THE TREMOLOA - HISTORY'S WEIRDEST SLIDE GUITAR

Imagine a monster movie that takes place in the Mississippi Delta during the birth of the blues. This is the torture device from the movie's plot! The Tremoloa is one part ghostly slide guitar, one part fretless zither and a whole lotta weirdness.


The Oscar Schmidt Company is responsible for this freak and many were produced in the mid Twentieth Century.


Oscar Schmidt is well known for its other zither-like instruments such as Autoharps. Guitarists know them as the creators of Stella and Harmony guitars. This mutant is neither an autoharp nor a guitar. It is its own beast!

Patent courtesy of CBGitty.com Patent Posters

The Tremoloa was created and patented in 1932 by H.G. Finney to cash in on the Hawaiian music craze that swept the US and features a warbling slide contraption, supposedly to enable every novice to become the next Sol Hoopii. Unfortunately, these things are almost impossible to play!

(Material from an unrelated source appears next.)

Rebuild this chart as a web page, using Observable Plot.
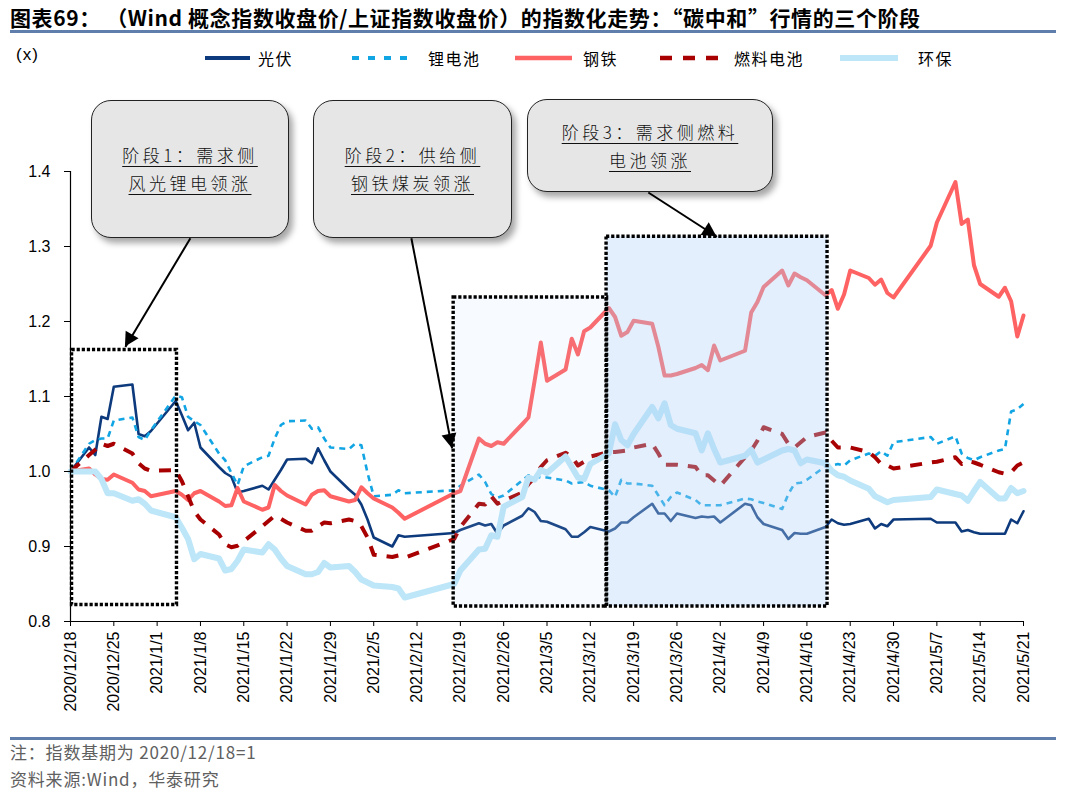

To give you an idea of the unwieldiness of the Tremeloa, here are two people wrestling a simple melody:

It takes two hands operating separately to play the Tremoloa. A single melody string under fairly low tension is played with a rolling weight connected to a thumb pick. Music note locations are marked on the large note label under the string. That position controls the pitch of the string when plucked.

The heavy weight of the slide arm actually bounces on the string and raises and lowers its tension a little, causing a ghostly vibrato. In addition, as the weight moves from one played note to the next, the weight stays in contact with the string, and creates a glissando that is reminiscent of the sound of a Hawaiian steel guitar.

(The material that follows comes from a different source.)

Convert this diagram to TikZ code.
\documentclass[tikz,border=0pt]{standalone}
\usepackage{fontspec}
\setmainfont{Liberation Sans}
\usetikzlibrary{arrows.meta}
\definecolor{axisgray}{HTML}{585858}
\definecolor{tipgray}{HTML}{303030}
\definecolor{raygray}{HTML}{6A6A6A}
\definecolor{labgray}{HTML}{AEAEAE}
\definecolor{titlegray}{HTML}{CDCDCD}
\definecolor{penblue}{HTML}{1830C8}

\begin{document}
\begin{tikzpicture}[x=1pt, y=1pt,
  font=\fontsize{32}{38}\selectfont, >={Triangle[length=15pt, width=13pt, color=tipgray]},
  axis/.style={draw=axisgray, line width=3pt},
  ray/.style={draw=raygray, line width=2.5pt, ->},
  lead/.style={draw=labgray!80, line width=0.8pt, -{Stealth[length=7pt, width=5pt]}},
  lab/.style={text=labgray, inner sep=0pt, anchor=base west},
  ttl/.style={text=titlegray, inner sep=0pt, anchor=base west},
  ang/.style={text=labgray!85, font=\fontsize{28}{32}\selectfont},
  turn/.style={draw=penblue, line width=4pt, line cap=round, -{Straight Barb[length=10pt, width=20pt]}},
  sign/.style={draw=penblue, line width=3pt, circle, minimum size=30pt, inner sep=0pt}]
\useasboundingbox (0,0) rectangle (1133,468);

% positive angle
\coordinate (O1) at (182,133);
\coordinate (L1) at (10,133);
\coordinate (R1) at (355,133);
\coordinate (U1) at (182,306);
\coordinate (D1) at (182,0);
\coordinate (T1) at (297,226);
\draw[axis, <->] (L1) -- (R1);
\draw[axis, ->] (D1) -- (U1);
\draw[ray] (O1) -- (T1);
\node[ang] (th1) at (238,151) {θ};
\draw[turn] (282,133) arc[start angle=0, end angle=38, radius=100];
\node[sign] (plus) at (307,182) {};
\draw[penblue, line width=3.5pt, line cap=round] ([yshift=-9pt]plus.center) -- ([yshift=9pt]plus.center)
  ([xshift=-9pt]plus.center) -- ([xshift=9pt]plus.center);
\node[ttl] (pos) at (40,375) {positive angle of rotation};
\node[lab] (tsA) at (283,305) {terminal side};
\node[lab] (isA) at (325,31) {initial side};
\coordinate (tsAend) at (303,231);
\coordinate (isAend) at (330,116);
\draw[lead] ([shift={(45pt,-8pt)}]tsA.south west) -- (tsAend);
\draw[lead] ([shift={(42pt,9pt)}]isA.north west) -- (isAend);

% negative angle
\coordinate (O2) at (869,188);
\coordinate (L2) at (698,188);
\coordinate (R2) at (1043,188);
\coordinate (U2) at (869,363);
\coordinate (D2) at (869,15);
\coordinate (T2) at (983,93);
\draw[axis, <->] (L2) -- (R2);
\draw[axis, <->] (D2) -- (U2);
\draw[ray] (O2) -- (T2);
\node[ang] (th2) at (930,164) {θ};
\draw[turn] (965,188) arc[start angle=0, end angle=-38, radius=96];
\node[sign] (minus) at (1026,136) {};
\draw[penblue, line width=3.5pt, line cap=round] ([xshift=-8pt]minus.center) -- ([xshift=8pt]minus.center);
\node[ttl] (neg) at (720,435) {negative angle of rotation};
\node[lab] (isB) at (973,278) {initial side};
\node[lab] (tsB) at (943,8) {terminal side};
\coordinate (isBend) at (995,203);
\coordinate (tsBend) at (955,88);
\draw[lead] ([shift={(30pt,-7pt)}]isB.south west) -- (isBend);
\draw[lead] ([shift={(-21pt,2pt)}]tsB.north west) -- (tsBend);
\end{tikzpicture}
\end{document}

In addition to playing the slide with their right thumbs, Tremoloa players ("Tremoloans?" "Tremoloists?") had to strum grouped chords with their left hand…not an easy task!


The majority of these instruments were sold door-to-door by dubious salesmen in rural America from 1932 to the mid 1950’s. Unsuspecting would-be musicians were promised that this was the instrument the entire family could play.

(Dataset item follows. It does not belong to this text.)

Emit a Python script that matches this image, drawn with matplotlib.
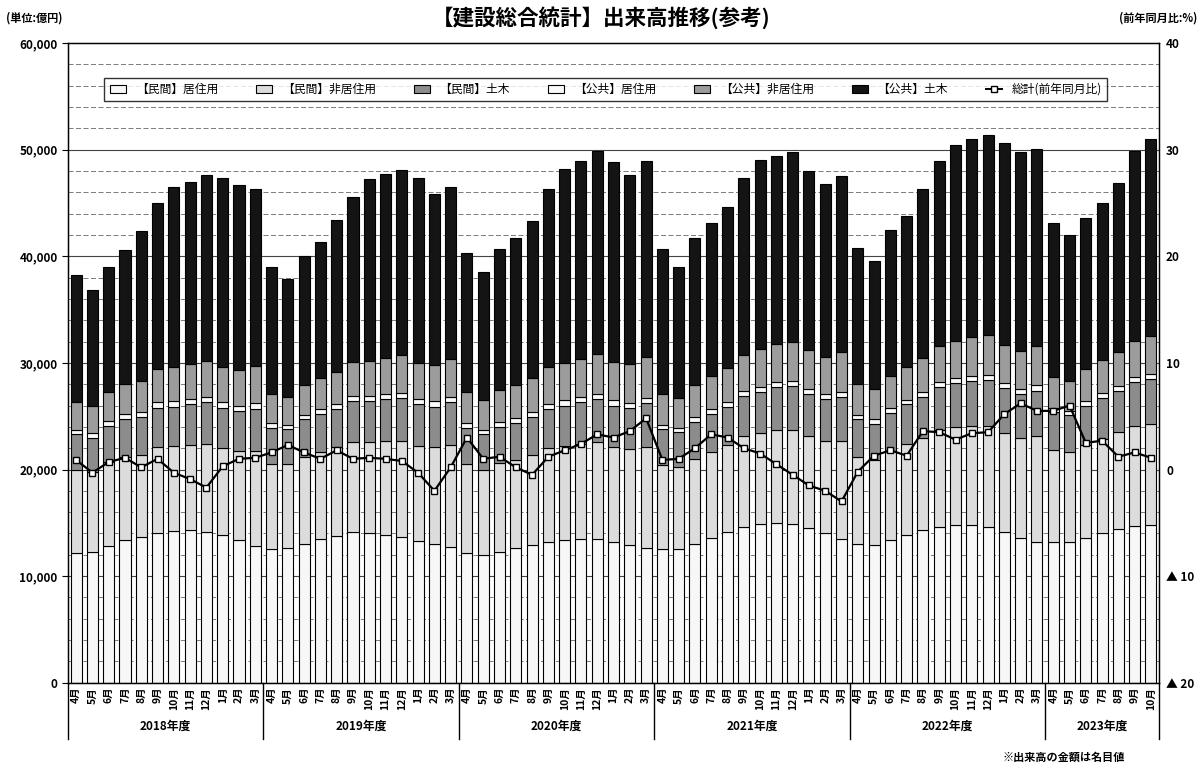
import matplotlib.pyplot as plt
import matplotlib.transforms as mtransforms
from matplotlib.lines import Line2D
import numpy as np

plt.rcParams['font.family'] = ['Noto Sans CJK JP', 'DejaVu Sans']

# fiscal years and months (Apr 2018 - Oct 2023)
years = ['2018年度', '2019年度', '2020年度', '2021年度', '2022年度', '2023年度']
months_full = ['4月', '5月', '6月', '7月', '8月', '9月', '10月', '11月', '12月', '1月', '2月', '3月']
month_labels = months_full * 5 + months_full[:7]

# values in 億円
pr_res = [12200, 12300, 12800, 13400, 13700, 14000, 14200, 14300, 14100, 13900, 13400, 12800,
          12500, 12600, 13000, 13500, 13800, 14100, 14000, 13900, 13700, 13300, 13000, 12700,
          12200, 12000, 12300, 12600, 12900, 13200, 13400, 13500, 13500, 13200, 12900, 12600,
          12500, 12500, 13000, 13600, 14100, 14600, 14900, 15000, 14900, 14500, 14000, 13500,
          13000, 12900, 13400, 13900, 14300, 14600, 14800, 14800, 14600, 14100, 13600, 13200,
          13200, 13200, 13600, 14000, 14400, 14700, 14800]
pr_nonres = [7800, 7500, 7900, 7800, 7700, 8100, 8000, 8000, 8300, 8100, 8300, 8900,
             8000, 7900, 8200, 8100, 8300, 8500, 8600, 8800, 9000, 8900, 9100, 9600,
             8300, 8000, 8300, 8300, 8500, 8800, 8800, 8900, 9100, 8900, 9000, 9500,
             7900, 7700, 8000, 8000, 8200, 8500, 8500, 8700, 8800, 8600, 8700, 9200,
             8200, 8000, 8300, 8500, 8700, 9100, 9200, 9300, 9500, 9300, 9400, 9900,
             8600, 8400, 8700, 8900, 9100, 9400, 9500]
pr_civil = [3300, 3200, 3400, 3500, 3500, 3700, 3700, 3800, 3900, 3800, 3800, 4000,
            3400, 3300, 3500, 3600, 3600, 3800, 3800, 3900, 4000, 3900, 3800, 4000,
            3400, 3300, 3400, 3500, 3500, 3700, 3800, 3900, 4000, 3900, 3900, 4100,
            3400, 3300, 3500, 3600, 3600, 3800, 3900, 4000, 4100, 4000, 3900, 4100,
            3500, 3400, 3600, 3700, 3800, 4000, 4100, 4200, 4300, 4200, 4100, 4300,
            3600, 3500, 3700, 3800, 3900, 4100, 4200]
pub_res = [450, 430, 460, 480, 480, 500, 500, 510, 520, 500, 490, 520,
           440, 420, 450, 470, 470, 490, 490, 500, 510, 490, 480, 510,
           430, 420, 450, 460, 470, 480, 490, 500, 510, 490, 480, 510,
           420, 410, 440, 450, 460, 480, 480, 490, 500, 480, 470, 500,
           420, 410, 430, 450, 460, 470, 480, 490, 500, 480, 470, 490,
           410, 400, 430, 440, 450, 470, 480]
pub_nonres = [2600, 2500, 2700, 2800, 2900, 3100, 3200, 3300, 3400, 3300, 3300, 3500,
              2700, 2600, 2800, 2900, 3000, 3200, 3300, 3400, 3500, 3400, 3400, 3600,
              2900, 2800, 3000, 3100, 3200, 3400, 3500, 3600, 3700, 3600, 3600, 3800,
              2900, 2800, 3000, 3100, 3200, 3400, 3500, 3600, 3700, 3600, 3500, 3700,
              2900, 2800, 3000, 3100, 3200, 3400, 3500, 3600, 3700, 3600, 3500, 3700,
              2900, 2800, 3000, 3100, 3200, 3400, 3500]
pub_civil = [11850, 10870, 11740, 12620, 14120, 15600, 16900, 17090, 17380, 17700, 17410, 16580,
             11960, 11080, 12050, 12730, 14230, 15510, 17010, 17200, 17390, 17310, 16020, 16090,
             13070, 11980, 13250, 13740, 14730, 16720, 18210, 18500, 19090, 18710, 17720, 18390,
             13580, 12290, 13760, 14350, 15040, 16520, 17720, 17610, 17800, 16820, 16230, 16500,
             12780, 12090, 13770, 14150, 15840, 17330, 18320, 18610, 18800, 18920, 18730, 18510,
             14390, 13700, 14170, 14760, 15850, 17830, 18520]
# total, year-on-year change (%)
yoy = [0.9, -0.3, 0.7, 1.1, 0.2, 1.0, -0.3, -0.9, -1.7, 0.3, 1.0, 1.1,
       1.6, 2.3, 1.6, 1.0, 1.8, 1.0, 1.1, 1.0, 0.8, -0.3, -2.0, 0.2,
       3.0, 1.0, 1.2, 0.2, -0.5, 1.2, 1.8, 2.4, 3.3, 3.0, 3.6, 4.8,
       0.9, 1.0, 2.0, 3.3, 3.0, 2.0, 1.5, 0.5, -0.5, -1.5, -2.0, -3.0,
       -0.2, 1.3, 1.8, 1.3, 3.6, 3.5, 2.8, 3.4, 3.5, 5.2, 6.2, 5.5,
       5.5, 6.0, 2.5, 2.7, 1.2, 1.6, 1.1]

series = [
    ('【民間】居住用', pr_res, '#f7f7f7'),
    ('【民間】非居住用', pr_nonres, '#dcdcdc'),
    ('【民間】土木', pr_civil, '#8c8c8c'),
    ('【公共】居住用', pub_res, '#fafafa'),
    ('【公共】非居住用', pub_nonres, '#9c9c9c'),
    ('【公共】土木', pub_civil, '#141414'),
]

fig = plt.figure(figsize=(12.03, 7.68), dpi=100)
ax = fig.add_axes([0.0565, 0.111, 0.907, 0.833])

x = np.arange(len(month_labels))
bottom = np.zeros(len(x))

# gridlines
for v in range(2000, 60000, 2000):
    if v % 10000 == 0:
        ax.axhline(v, color='#444444', lw=0.8, zorder=0)
    else:
        ax.axhline(v, color='#666666', lw=0.6, ls=(0, (6, 3)), zorder=0)

for name, vals, col in series:
    ax.bar(x, vals, 0.68, bottom=bottom, color=col, edgecolor='black',
           linewidth=0.8, label=name, zorder=2)
    bottom += np.array(vals)

ax.set_xlim(-0.5, len(x) - 0.5)
ax.set_ylim(0, 60000)
ax.set_yticks(range(0, 60001, 10000))
ax.set_yticklabels([f'{v:,}' for v in range(0, 60001, 10000)], fontsize=8.5, fontweight='bold')
ax.set_xticks(x)
ax.set_xticklabels(month_labels, rotation=90, fontsize=7.5, fontweight='bold')
ax.tick_params(axis='x', length=0, pad=3)
ax.tick_params(axis='y', length=4, direction='out')
for s in ax.spines.values():
    s.set_linewidth(1.0)

# right axis for YoY
ax2 = ax.twinx()
ax2.plot(x, yoy, color='black', lw=1.6, marker='s', ms=4.5, mfc='white',
         mec='black', mew=1.0, zorder=5)
ax2.set_ylim(-20, 40)
ax2.set_yticks(range(-20, 41, 10))
ax2.set_yticklabels(['▲ 20', '▲ 10', '0', '10', '20', '30', '40'], fontsize=8.5, fontweight='bold')
ax2.tick_params(axis='y', length=0, pad=5)

# fiscal-year separators and labels
trans = mtransforms.blended_transform_factory(ax.transData, ax.transAxes)
bounds = [-0.5, 11.5, 23.5, 35.5, 47.5, 59.5, 66.5]
for b in bounds:
    ax.plot([b, b], [0, -0.088], color='black', lw=1.0, transform=trans, clip_on=False)
for i, yname in enumerate(years):
    ax.text((bounds[i] + bounds[i + 1]) / 2, -0.068, yname, transform=trans,
            ha='center', va='center', fontsize=8.5, fontweight='bold')

# legend
handles, labels = ax.get_legend_handles_labels()
handles.append(Line2D([], [], color='black', lw=1.4, marker='s', ms=5, mfc='white', mec='black'))
labels.append('総計(前年同月比)')
leg = ax.legend(handles, labels, ncol=7, loc='upper center', bbox_to_anchor=(0.493, 0.955),
                fontsize=8.5, frameon=True, fancybox=False, edgecolor='black',
                handlelength=1.4, handleheight=0.6, columnspacing=3.2, borderpad=0.45)
leg.get_frame().set_linewidth(1.0)
leg.set_zorder(10)

fig.text(0.5, 0.977, '【建設総合統計】出来高推移(参考)', ha='center', va='center',
         fontsize=15.5, fontweight='bold')
fig.text(0.005, 0.977, '(単位:億円)', ha='left', va='center', fontsize=8, fontweight='bold')
fig.text(0.995, 0.977, '(前年同月比:%)', ha='right', va='center', fontsize=8, fontweight='bold')
fig.text(0.935, 0.014, '※出来高の金額は名目値', ha='right', va='center', fontsize=8, fontweight='bold')

fig.savefig('out.png', dpi=100)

Tremoloas sported soundhole stickers with a whopping $40 price tag printed on them. However, the salesmen would reassure the unsuspecting victim that he could do better on the price. In fact, many Tremoloas were sold on payment plans to the women of the house while the man was in the fields. And, not surprisingly, Oscar Schmidt received loads of returned units sent back by irate husbands declaring "swindle!"


Thousands and thousands were sold, yet very few people ever mastered them. You can find Tremoloas on eBay for as little as the $40 sticker price. Yes, they’re tough to play, but they make cool conversation pieces.


And if you ever need that one special instrument to track freakish slide sounds on your next album, this may be the ticket.